Masked bandits of the night, raiders of farm crops and rubbish bins, raccoons are notorious for their indifference to human property and propriety, yet they are also admired for their intelligence, dexterity and determination. Raccoons have also thoroughly adapted to human-dominated environments; they are thriving in numbers greater than at any point of their evolutionary history... including in new habitats.
Raccoon surveys the natural and cultural history of this opportunistic omnivore, tracing its biological evolution, social significance, and image in a range of media and political contexts.

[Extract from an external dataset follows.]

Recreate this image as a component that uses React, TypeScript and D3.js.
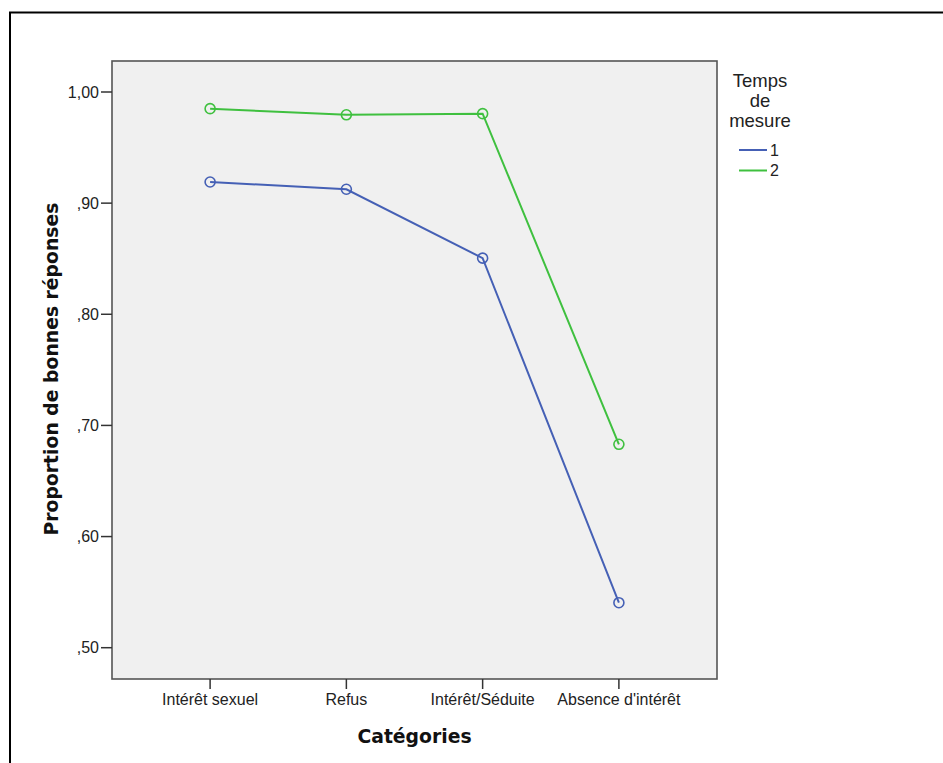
import React from "react";
import * as d3 from "d3";

const categories = ["Intérêt sexuel", "Refus", "Intérêt/Séduite", "Absence d'intérêt"];
const series1 = [0.919, 0.9125, 0.8505, 0.5405];
const series2 = [0.985, 0.9795, 0.9805, 0.683];
const seriesNames = ["1", "2"];
const yTicks = [0.5, 0.6, 0.7, 0.8, 0.9, 1.0];
const colors = ["#4560b5", "#3fc03f"];

const W = 943;
const H = 763;
const plot = { left: 112, top: 61, right: 717, bottom: 679 };

export default function App() {
  const x = d3
    .scalePoint<string>()
    .domain(categories)
    .range([plot.left, plot.right])
    .padding(0.72);
  const y = d3.scaleLinear().domain([0.5, 1.0]).range([647.7, 92]);
  const line = d3
    .line<number>()
    .x((_, i) => x(categories[i]) as number)
    .y((d) => y(d));
  const allSeries = [series1, series2];
  const fmt = (v: number) => {
    const s = d3.format(".2f")(v).replace(".", ",");
    return s.startsWith("0") ? s.slice(1) : s;
  };
  const font = "'Liberation Sans', Arial, sans-serif";
  const boldFont = "'DejaVu Sans', sans-serif";

  return (
    <svg
      width={W}
      height={H}
      style={{ position: "absolute", left: 0, top: 0, background: "#fff" }}
    >
      <rect x={10} y={12.5} width={960} height={800} fill="#fff" stroke="#000" strokeWidth={2} />
      <rect
        x={plot.left}
        y={plot.top}
        width={plot.right - plot.left}
        height={plot.bottom - plot.top}
        fill="#f0f0f0"
        stroke="#555"
        strokeWidth={1.6}
      />
      {yTicks.map((t) => (
        <g key={t}>
          <line x1={101} x2={plot.left} y1={y(t)} y2={y(t)} stroke="#333" strokeWidth={1.5} />
          <text
            x={99}
            y={y(t)}
            dy="0.35em"
            textAnchor="end"
            fontFamily={font}
            fontSize={16}
            fill="#222"
          >
            {fmt(t)}
          </text>
        </g>
      ))}
      {categories.map((c) => (
        <g key={c}>
          <line
            x1={x(c)}
            x2={x(c)}
            y1={plot.bottom}
            y2={plot.bottom + 10}
            stroke="#333"
            strokeWidth={1.5}
          />
          <text
            x={x(c)}
            y={705}
            textAnchor="middle"
            fontFamily={font}
            fontSize={16}
            fill="#222"
          >
            {c}
          </text>
        </g>
      ))}
      {allSeries.map((s, si) => (
        <g key={si}>
          <path d={line(s) || ""} fill="none" stroke={colors[si]} strokeWidth={2} />
          {s.map((v, i) => (
            <circle
              key={i}
              cx={x(categories[i])}
              cy={y(v)}
              r={5}
              fill="none"
              stroke={colors[si]}
              strokeWidth={1.6}
            />
          ))}
        </g>
      ))}
      <text
        x={414.5}
        y={743}
        textAnchor="middle"
        fontFamily={boldFont}
        fontWeight="bold"
        fontSize={18.8}
        fill="#111"
      >
        Catégories
      </text>
      <text
        transform={`translate(58,369) rotate(-90)`}
        textAnchor="middle"
        fontFamily={boldFont}
        fontWeight="bold"
        fontSize={18.8}
        fill="#111"
      >
        Proportion de bonnes réponses
      </text>
      {["Temps", "de", "mesure"].map((t, i) => (
        <text
          key={t}
          x={760}
          y={87 + i * 20}
          textAnchor="middle"
          fontFamily={font}
          fontSize={18.5}
          fill="#222"
        >
          {t}
        </text>
      ))}
      {seriesNames.map((n, i) => (
        <g key={n}>
          <line
            x1={739}
            x2={767}
            y1={150 + i * 20.5}
            y2={150 + i * 20.5}
            stroke={colors[i]}
            strokeWidth={2}
          />
          <text
            x={770}
            y={150 + i * 20.5}
            dy="0.35em"
            fontFamily={font}
            fontSize={16}
            fill="#222"
          >
            {n}
          </text>
        </g>
      ))}
    </svg>
  );
}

From intergalactic misanthropes and despoilers of ancient temples to coveted hunting quarry, unpredictable pet, and symbols of wilderness and racial stereotype alike, Raccoon offers a lively consideration of this misunderstood outlaw species.
Daniel Heath Justice (Cherokee Nation) is Professor of Critical Indigenous Studies and English at the University of British Columbia. He is the author of Badger (Reaktion Books, 2015).
"Daniel Heath Justice's Raccoon is a fascinating and thoughtfully written exploration of its subject in science and culture – and a must-read for anyone like me who is curious about what, for example, Raccoon Mother (our best yard raccoon) is thinking on any given day."
– New York Times
"Beautifully written and superbly illustrated, this engaging book traces the history of the ubiquitous masked bandits as a species, as a symbol and as a reflection of our society."
– Suzanne MacDonald, Professor of Psychology, York University, Toronto
"A wonderful, brilliantly written book about one of my favorite animals. Just such a joy to read – and I learned so much. You’ll never see raccoons the same again. A book I’ll cherish in years to come."